■ **Directive**
Type out the data exactly as given. Skip any image.
# START OF Provided data
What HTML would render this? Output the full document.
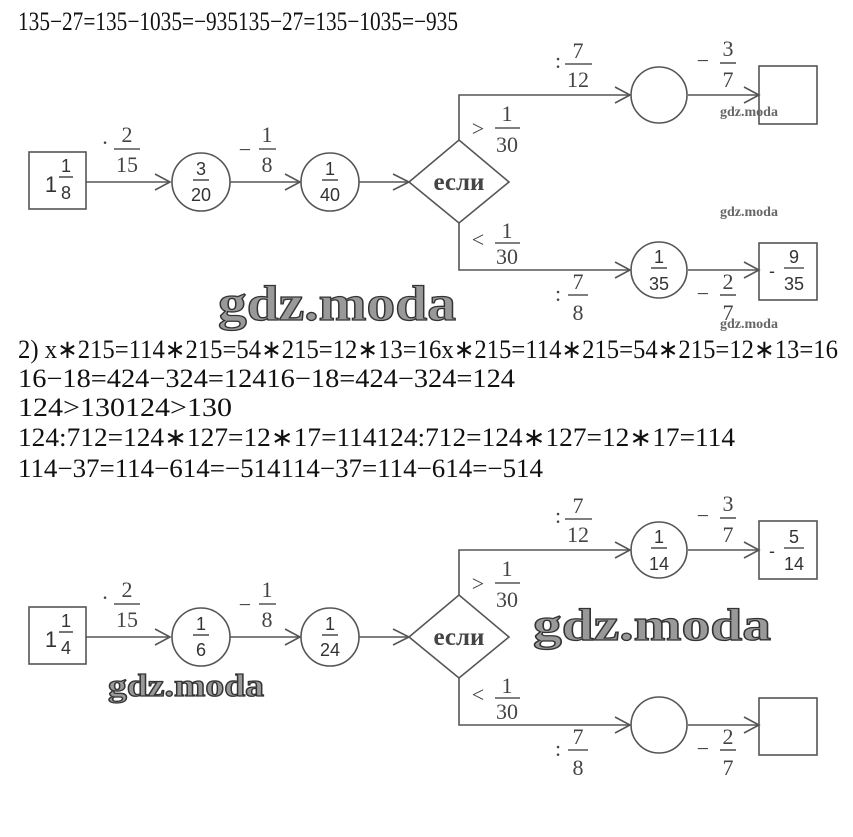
<!DOCTYPE html>
<html><head><meta charset="utf-8"><style>
html,body{margin:0;padding:0;background:#fff;}
svg{display:block;}
.t{font-family:"Liberation Serif",serif;font-size:26px;fill:#111;}
.s{font-family:"Liberation Sans",sans-serif;font-size:18px;fill:#333;text-anchor:middle;}
.m{font-family:"Liberation Sans",sans-serif;font-size:22px;fill:#333;text-anchor:middle;}
.f{font-family:"Liberation Serif",serif;font-size:22px;fill:#444;text-anchor:middle;}
.e{font-family:"Liberation Serif",serif;font-size:25px;font-weight:bold;fill:#444;text-anchor:middle;}
.wb{font-family:"Liberation Serif",serif;font-weight:bold;fill:#999;stroke:#333;stroke-width:1.3;}
.ws{font-family:"Liberation Serif",serif;font-weight:bold;font-size:14px;fill:#666;}
.l{stroke:#555;stroke-width:1.6;fill:none;}
</style></head><body>
<svg width="853" height="837" viewBox="0 0 853 837" xmlns="http://www.w3.org/2000/svg">
<defs>
<g id="d">
  <path class="l" d="M86 182H170M230 182H300M359 182H409M459 140V95H630M688 95H759M459 223V270H630M688 270H759"/>
  <path class="l" d="M155 174L170 182L155 190M285 174L300 182L285 190M393 174L409 182L393 190M615 87L630 95L615 103M744 87L759 95L744 103M615 262L630 270L615 278M744 262L759 270L744 278"/>
  <rect class="l" x="29" y="152" width="57" height="57"/>
  <circle class="l" cx="201" cy="182" r="29"/>
  <circle class="l" cx="330" cy="182" r="29"/>
  <polygon class="l" points="409,182 459,140 509,182 459,223"/>
  <text class="e" x="459" y="190">если</text>
  <circle class="l" cx="659" cy="95" r="28"/>
  <circle class="l" cx="659" cy="270" r="28"/>
  <rect class="l" x="759" y="66" width="58" height="58"/>
  <rect class="l" x="759" y="243" width="58" height="57"/>
  <text class="f" x="105" y="150">·</text>
  <text class="f" x="127" y="142">2</text><line class="l" x1="114" y1="149" x2="140" y2="149" stroke-width="1.2"/><text class="f" x="127" y="172">15</text>
  <text class="f" x="245" y="157">−</text>
  <text class="f" x="267" y="142">1</text><line class="l" x1="259" y1="149" x2="276" y2="149" stroke-width="1.2"/><text class="f" x="267" y="172">8</text>
  <text class="f" x="478" y="136">&gt;</text>
  <text class="f" x="507" y="121">1</text><line class="l" x1="495" y1="128" x2="520" y2="128" stroke-width="1.2"/><text class="f" x="507" y="152">30</text>
  <text class="f" x="478" y="247">&lt;</text>
  <text class="f" x="507" y="238">1</text><line class="l" x1="495" y1="243" x2="520" y2="243" stroke-width="1.2"/><text class="f" x="507" y="264">30</text>
  <text class="f" x="558" y="68">:</text>
  <text class="f" x="578" y="58">7</text><line class="l" x1="565" y1="64" x2="592" y2="64" stroke-width="1.2"/><text class="f" x="578" y="87">12</text>
  <text class="f" x="703" y="68">−</text>
  <text class="f" x="728" y="56">3</text><line class="l" x1="720" y1="63" x2="736" y2="63" stroke-width="1.2"/><text class="f" x="728" y="87">7</text>
  <text class="f" x="558" y="301">:</text>
  <text class="f" x="578" y="289">7</text><line class="l" x1="568" y1="295" x2="588" y2="295" stroke-width="1.2"/><text class="f" x="578" y="320">8</text>
  <text class="f" x="703" y="301">−</text>
  <text class="f" x="728" y="289">2</text><line class="l" x1="720" y1="295" x2="736" y2="295" stroke-width="1.2"/><text class="f" x="728" y="320">7</text>
</g>
</defs>
<text class="t" x="18" y="30" textLength="440" lengthAdjust="spacingAndGlyphs" font-size="24">135−27=135−1035=−935135−27=135−1035=−935</text>

<use href="#d"/>
<text class="m" x="51" y="192">1</text><text class="s" x="66" y="172">1</text><line class="l" x1="59" y1="177" x2="73" y2="177" stroke-width="1.2"/><text class="s" x="66" y="199">8</text>
<text class="s" x="201" y="175">3</text><line class="l" x1="193" y1="180" x2="209" y2="180" stroke-width="1.2"/><text class="s" x="201" y="201">20</text>
<text class="s" x="330" y="175">1</text><line class="l" x1="322" y1="180" x2="338" y2="180" stroke-width="1.2"/><text class="s" x="330" y="201">40</text>
<text class="s" x="659" y="263">1</text><line class="l" x1="651" y1="268" x2="667" y2="268" stroke-width="1.2"/><text class="s" x="659" y="290">35</text>
<text class="s" x="772" y="277">-</text><text class="s" x="794" y="263">9</text><line class="l" x1="784" y1="268" x2="804" y2="268" stroke-width="1.2"/><text class="s" x="794" y="290">35</text>

<text class="wb" x="218" y="320" font-size="50" textLength="238" lengthAdjust="spacingAndGlyphs">gdz.moda</text>
<text class="ws" x="720" y="116">gdz.moda</text>
<text class="ws" x="720" y="216">gdz.moda</text>
<text class="ws" x="720" y="328">gdz.moda</text>

<text class="t" x="18" y="358" textLength="820" lengthAdjust="spacingAndGlyphs">2) x∗215=114∗215=54∗215=12∗13=16x∗215=114∗215=54∗215=12∗13=16</text>
<text class="t" x="18" y="387" textLength="497" lengthAdjust="spacingAndGlyphs">16−18=424−324=12416−18=424−324=124</text>
<text class="t" x="18" y="416" textLength="214" lengthAdjust="spacingAndGlyphs">124&gt;130124&gt;130</text>
<text class="t" x="18" y="446" textLength="717" lengthAdjust="spacingAndGlyphs">124:712=124∗127=12∗17=114124:712=124∗127=12∗17=114</text>
<text class="t" x="18" y="477" textLength="525" lengthAdjust="spacingAndGlyphs">114−37=114−614=−514114−37=114−614=−514</text>

<g transform="translate(0,455)">
<use href="#d"/>
<text class="m" x="51" y="192">1</text><text class="s" x="66" y="172">1</text><line class="l" x1="59" y1="177" x2="73" y2="177" stroke-width="1.2"/><text class="s" x="66" y="199">4</text>
<text class="s" x="201" y="175">1</text><line class="l" x1="193" y1="180" x2="209" y2="180" stroke-width="1.2"/><text class="s" x="201" y="201">6</text>
<text class="s" x="330" y="175">1</text><line class="l" x1="322" y1="180" x2="338" y2="180" stroke-width="1.2"/><text class="s" x="330" y="201">24</text>
<text class="s" x="659" y="88">1</text><line class="l" x1="651" y1="93" x2="667" y2="93" stroke-width="1.2"/><text class="s" x="659" y="115">14</text>
<text class="s" x="772" y="102">-</text><text class="s" x="794" y="88">5</text><line class="l" x1="784" y1="93" x2="804" y2="93" stroke-width="1.2"/><text class="s" x="794" y="115">14</text>
</g>
<text class="wb" x="533" y="640" font-size="46" textLength="238" lengthAdjust="spacingAndGlyphs">gdz.moda</text>
<text class="wb" x="108" y="696" font-size="32" textLength="156" lengthAdjust="spacingAndGlyphs" stroke-width="1">gdz.moda</text>
</svg>
</body></html>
# END OF Provided data
■ **Expected answer**
What HTML would render this? Output the full document.
<!DOCTYPE html>
<html><head><meta charset="utf-8"><style>
html,body{margin:0;padding:0;background:#fff;}
svg{display:block;}
.t{font-family:"Liberation Serif",serif;font-size:26px;fill:#111;}
.s{font-family:"Liberation Sans",sans-serif;font-size:18px;fill:#333;text-anchor:middle;}
.m{font-family:"Liberation Sans",sans-serif;font-size:22px;fill:#333;text-anchor:middle;}
.f{font-family:"Liberation Serif",serif;font-size:22px;fill:#444;text-anchor:middle;}
.e{font-family:"Liberation Serif",serif;font-size:25px;font-weight:bold;fill:#444;text-anchor:middle;}
.wb{font-family:"Liberation Serif",serif;font-weight:bold;fill:#999;stroke:#333;stroke-width:1.3;}
.ws{font-family:"Liberation Serif",serif;font-weight:bold;font-size:14px;fill:#666;}
.l{stroke:#555;stroke-width:1.6;fill:none;}
</style></head><body>
<svg width="853" height="837" viewBox="0 0 853 837" xmlns="http://www.w3.org/2000/svg">
<defs>
<g id="d">
  <path class="l" d="M86 182H170M230 182H300M359 182H409M459 140V95H630M688 95H759M459 223V270H630M688 270H759"/>
  <path class="l" d="M155 174L170 182L155 190M285 174L300 182L285 190M393 174L409 182L393 190M615 87L630 95L615 103M744 87L759 95L744 103M615 262L630 270L615 278M744 262L759 270L744 278"/>
  <rect class="l" x="29" y="152" width="57" height="57"/>
  <circle class="l" cx="201" cy="182" r="29"/>
  <circle class="l" cx="330" cy="182" r="29"/>
  <polygon class="l" points="409,182 459,140 509,182 459,223"/>
  <text class="e" x="459" y="190">если</text>
  <circle class="l" cx="659" cy="95" r="28"/>
  <circle class="l" cx="659" cy="270" r="28"/>
  <rect class="l" x="759" y="66" width="58" height="58"/>
  <rect class="l" x="759" y="243" width="58" height="57"/>
  <text class="f" x="105" y="150">·</text>
  <text class="f" x="127" y="142">2</text><line class="l" x1="114" y1="149" x2="140" y2="149" stroke-width="1.2"/><text class="f" x="127" y="172">15</text>
  <text class="f" x="245" y="157">−</text>
  <text class="f" x="267" y="142">1</text><line class="l" x1="259" y1="149" x2="276" y2="149" stroke-width="1.2"/><text class="f" x="267" y="172">8</text>
  <text class="f" x="478" y="136">&gt;</text>
  <text class="f" x="507" y="121">1</text><line class="l" x1="495" y1="128" x2="520" y2="128" stroke-width="1.2"/><text class="f" x="507" y="152">30</text>
  <text class="f" x="478" y="247">&lt;</text>
  <text class="f" x="507" y="238">1</text><line class="l" x1="495" y1="243" x2="520" y2="243" stroke-width="1.2"/><text class="f" x="507" y="264">30</text>
  <text class="f" x="558" y="68">:</text>
  <text class="f" x="578" y="58">7</text><line class="l" x1="565" y1="64" x2="592" y2="64" stroke-width="1.2"/><text class="f" x="578" y="87">12</text>
  <text class="f" x="703" y="68">−</text>
  <text class="f" x="728" y="56">3</text><line class="l" x1="720" y1="63" x2="736" y2="63" stroke-width="1.2"/><text class="f" x="728" y="87">7</text>
  <text class="f" x="558" y="301">:</text>
  <text class="f" x="578" y="289">7</text><line class="l" x1="568" y1="295" x2="588" y2="295" stroke-width="1.2"/><text class="f" x="578" y="320">8</text>
  <text class="f" x="703" y="301">−</text>
  <text class="f" x="728" y="289">2</text><line class="l" x1="720" y1="295" x2="736" y2="295" stroke-width="1.2"/><text class="f" x="728" y="320">7</text>
</g>
</defs>
<text class="t" x="18" y="30" textLength="440" lengthAdjust="spacingAndGlyphs" font-size="24">135−27=135−1035=−935135−27=135−1035=−935</text>

<use href="#d"/>
<text class="m" x="51" y="192">1</text><text class="s" x="66" y="172">1</text><line class="l" x1="59" y1="177" x2="73" y2="177" stroke-width="1.2"/><text class="s" x="66" y="199">8</text>
<text class="s" x="201" y="175">3</text><line class="l" x1="193" y1="180" x2="209" y2="180" stroke-width="1.2"/><text class="s" x="201" y="201">20</text>
<text class="s" x="330" y="175">1</text><line class="l" x1="322" y1="180" x2="338" y2="180" stroke-width="1.2"/><text class="s" x="330" y="201">40</text>
<text class="s" x="659" y="263">1</text><line class="l" x1="651" y1="268" x2="667" y2="268" stroke-width="1.2"/><text class="s" x="659" y="290">35</text>
<text class="s" x="772" y="277">-</text><text class="s" x="794" y="263">9</text><line class="l" x1="784" y1="268" x2="804" y2="268" stroke-width="1.2"/><text class="s" x="794" y="290">35</text>

<text class="wb" x="218" y="320" font-size="50" textLength="238" lengthAdjust="spacingAndGlyphs">gdz.moda</text>
<text class="ws" x="720" y="116">gdz.moda</text>
<text class="ws" x="720" y="216">gdz.moda</text>
<text class="ws" x="720" y="328">gdz.moda</text>

<text class="t" x="18" y="358" textLength="820" lengthAdjust="spacingAndGlyphs">2) x∗215=114∗215=54∗215=12∗13=16x∗215=114∗215=54∗215=12∗13=16</text>
<text class="t" x="18" y="387" textLength="497" lengthAdjust="spacingAndGlyphs">16−18=424−324=12416−18=424−324=124</text>
<text class="t" x="18" y="416" textLength="214" lengthAdjust="spacingAndGlyphs">124&gt;130124&gt;130</text>
<text class="t" x="18" y="446" textLength="717" lengthAdjust="spacingAndGlyphs">124:712=124∗127=12∗17=114124:712=124∗127=12∗17=114</text>
<text class="t" x="18" y="477" textLength="525" lengthAdjust="spacingAndGlyphs">114−37=114−614=−514114−37=114−614=−514</text>

<g transform="translate(0,455)">
<use href="#d"/>
<text class="m" x="51" y="192">1</text><text class="s" x="66" y="172">1</text><line class="l" x1="59" y1="177" x2="73" y2="177" stroke-width="1.2"/><text class="s" x="66" y="199">4</text>
<text class="s" x="201" y="175">1</text><line class="l" x1="193" y1="180" x2="209" y2="180" stroke-width="1.2"/><text class="s" x="201" y="201">6</text>
<text class="s" x="330" y="175">1</text><line class="l" x1="322" y1="180" x2="338" y2="180" stroke-width="1.2"/><text class="s" x="330" y="201">24</text>
<text class="s" x="659" y="88">1</text><line class="l" x1="651" y1="93" x2="667" y2="93" stroke-width="1.2"/><text class="s" x="659" y="115">14</text>
<text class="s" x="772" y="102">-</text><text class="s" x="794" y="88">5</text><line class="l" x1="784" y1="93" x2="804" y2="93" stroke-width="1.2"/><text class="s" x="794" y="115">14</text>
</g>
<text class="wb" x="533" y="640" font-size="46" textLength="238" lengthAdjust="spacingAndGlyphs">gdz.moda</text>
<text class="wb" x="108" y="696" font-size="32" textLength="156" lengthAdjust="spacingAndGlyphs" stroke-width="1">gdz.moda</text>
</svg>
</body></html>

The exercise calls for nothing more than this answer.